Tampoco es nuevo ni característico de esta época el interés de los intelectuales y de los artistas por el hecho religioso. La creación y el pensamiento están ligados a lo trascendente. A poco que divaguen, se cruzan con misterios y éxtasis que la tradición católica ha explorado con hondura. ¿Se puede levantar una obra literaria en España sin tropezar con los versos de Teresa de Ávila? Los llevamos dentro aunque no los hayamos leído. Max Aub, definiendo a su amigo Luis Buñuel, dijo que era todo lo ateo que puede ser un español, “que no es demasiado”.
El cine de Buñuel (y el de Berlanga, y casi todo el cine italiano) no se entiende sin el catolicismo, que es el código que nos permite comunicarnos con el pasado e interpretar el arte. Yo no me sé el Padre nuestro y llevo una vida deliberadamente laica, pero, como Buñuel, tengo un ateísmo limitado. A poco que me descuido, me sale el católico que todos los españoles escondemos.
Esto no quiere decir que no vivamos en un mundo secular ni que lo religioso esté recuperando unas posesiones que no llegó a perder del todo. Cuando cayó su monopolio, el catolicismo dejó de ser un paisaje natural y adquirió un atractivo que le era inalcanzable cuando se imponía a la fuerza. Lo católico mola porque es electivo. Las cifras que avalan la idea del giro católico (tasas de nupcialidad y bautismo en alza, encuestas en las que cada vez más población se declara creyente, etcétera) se explican también por su imantación exótica. En Instagram luce más una boda en una iglesia barroca que en un juzgado.
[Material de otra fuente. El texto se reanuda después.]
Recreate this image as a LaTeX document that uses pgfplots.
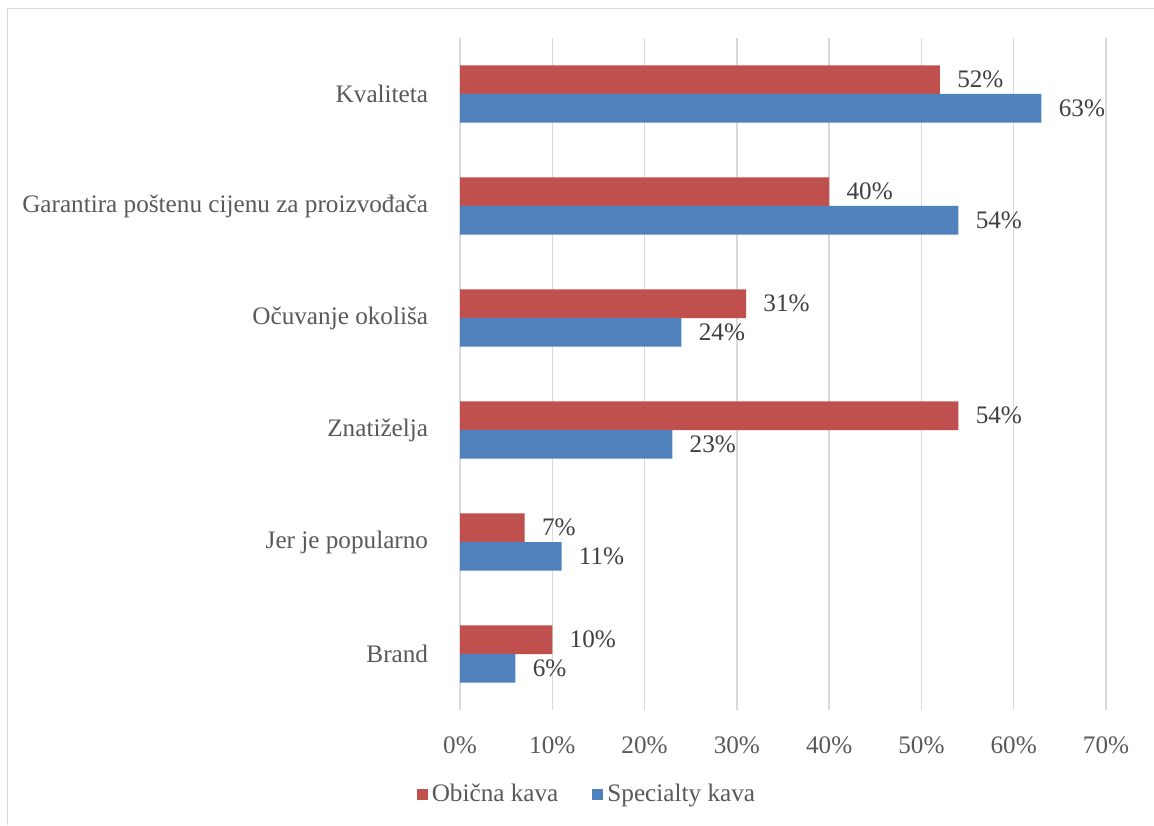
\documentclass[border=0pt]{standalone}
\usepackage{pgfplots}
\pgfplotsset{compat=1.18}
\usepackage{fontspec}
\setmainfont{Liberation Serif}
\definecolor{obicna}{HTML}{C0504D}
\definecolor{specialty}{HTML}{4F81BD}
\definecolor{gridc}{HTML}{D9D9D9}
\definecolor{txt}{HTML}{595959}
\definecolor{lbl}{HTML}{404040}
\newcommand{\chartfont}{\fontsize{12.6}{15}\selectfont}

\begin{document}
\begin{tikzpicture}
\path[use as bounding box] (0,0) rectangle (577pt,412.5pt);
\draw[gridc, line width=0.8pt] (3.75pt,0) -- (3.75pt,408.25pt) -- (577pt,408.25pt);
\begin{axis}[at={(230pt,57.5pt)}, anchor=south west,
             scale only axis, width=323pt, height=336pt,
             xbar, xmin=0, xmax=70, ymin=-0.5, ymax=5.5,
             bar width=0.255,
             axis line style={draw=none},
             tick style={draw=none},
             xmajorgrids, grid style={gridc, line width=0.75pt},
             xtick={0,10,...,70},
             xticklabel={\pgfmathprintnumber{\tick}\%},
             /pgf/number format/assume math mode=true,
             ytick={0,...,5},
             yticklabels={Brand, Jer je popularno, Znatiželja, Očuvanje okoliša,
                          Garantira poštenu cijenu za proizvođača, Kvaliteta},
             ticklabel style={text=txt, font=\chartfont, inner sep=0pt},
             xticklabel style={anchor=base, yshift=-21.5pt},
             yticklabel style={anchor=east, xshift=-11.5pt},
             nodes near coords={\pgfmathprintnumber{\pgfplotspointmeta}\%},
             nodes near coords style={text=lbl, font=\chartfont, anchor=west,
                                       inner sep=0pt, xshift=8.5pt},
             legend style={at={(0.198,-0.125)}, anchor=center, draw=none,
                           font=\chartfont, text=txt, legend columns=2,
                           /tikz/every even column/.append style={column sep=15pt}},
             legend image code/.code={\fill[#1] (0pt,-2.75pt) rectangle (5.5pt,2.75pt);}]
\addplot[fill=obicna, draw=none, bar shift=0.1275] coordinates {
    (10,0) (7,1) (54,2) (31,3) (40,4) (52,5)
};
\addlegendentry{Obična kava}
\addplot[fill=specialty, draw=none, bar shift=-0.1275] coordinates {
    (6,0) (11,1) (23,2) (24,3) (54,4) (63,5)
};
\addlegendentry{Specialty kava}
\end{axis}
\end{tikzpicture}
\end{document}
En un sentido existencial, quien busca a Dios encuentra en el catolicismo 2.000 años de experiencia contrastada. Es lógico que quienes tienen sed de trascendencia en un mundo donde las comunidades se deshilachan y los individuos viven asolados en la intemperie digital encuentren consuelo en una fe de eficacia probada. Pero esto no es un triunfo de la religión ni el comienzo de un giro católico, sino el éxito paradójico del laicismo.
Cuando Madonna sacó Like a Virgin en 1984, seguía una tradición provocativa contra un poder fuerte, que quizá no podía castigar la blasfemia, pero reaccionaba visceralmente contra ella. Rosalía hoy no busca enfadar a nadie. Lo blasfemo no está en su imaginario. Tan solo proyecta una estética que se puede vaciar y convertir en accesorio de moda. Esta operación solo es posible en una sociedad laica. Lejos de ser un instrumento divino, Rosalía es otro triunfo secular.
Lo mismo puede decirse del interés filosófico y literario por lo religioso, impensable en una sociedad donde la moral y las virtudes cívicas se impongan desde un púlpito. La religión solo puede pensarse y debatirse en profundidad en un contexto de libertad de conciencia, sin injerencias doctrinales. No son los sacerdotes quienes imponen su criterio, sino pensadores y literatos que se representan a sí mismos y cuyo objetivo principal no es el proselitismo. Podemos parodiar a algunos de ellos como misioneros o predicadores, pero no lo son. Su prestigio se debe a su independencia, y no disfrutarían de ella en una sociedad religiosa.
Más que un giro católico, quizá estemos ante el cierre final del giro laicista que empezó hace 200 años en Europa, y que al fin se ha hecho tan fuerte como para reducir la religión a un objeto de debate, como cualquier otro asunto.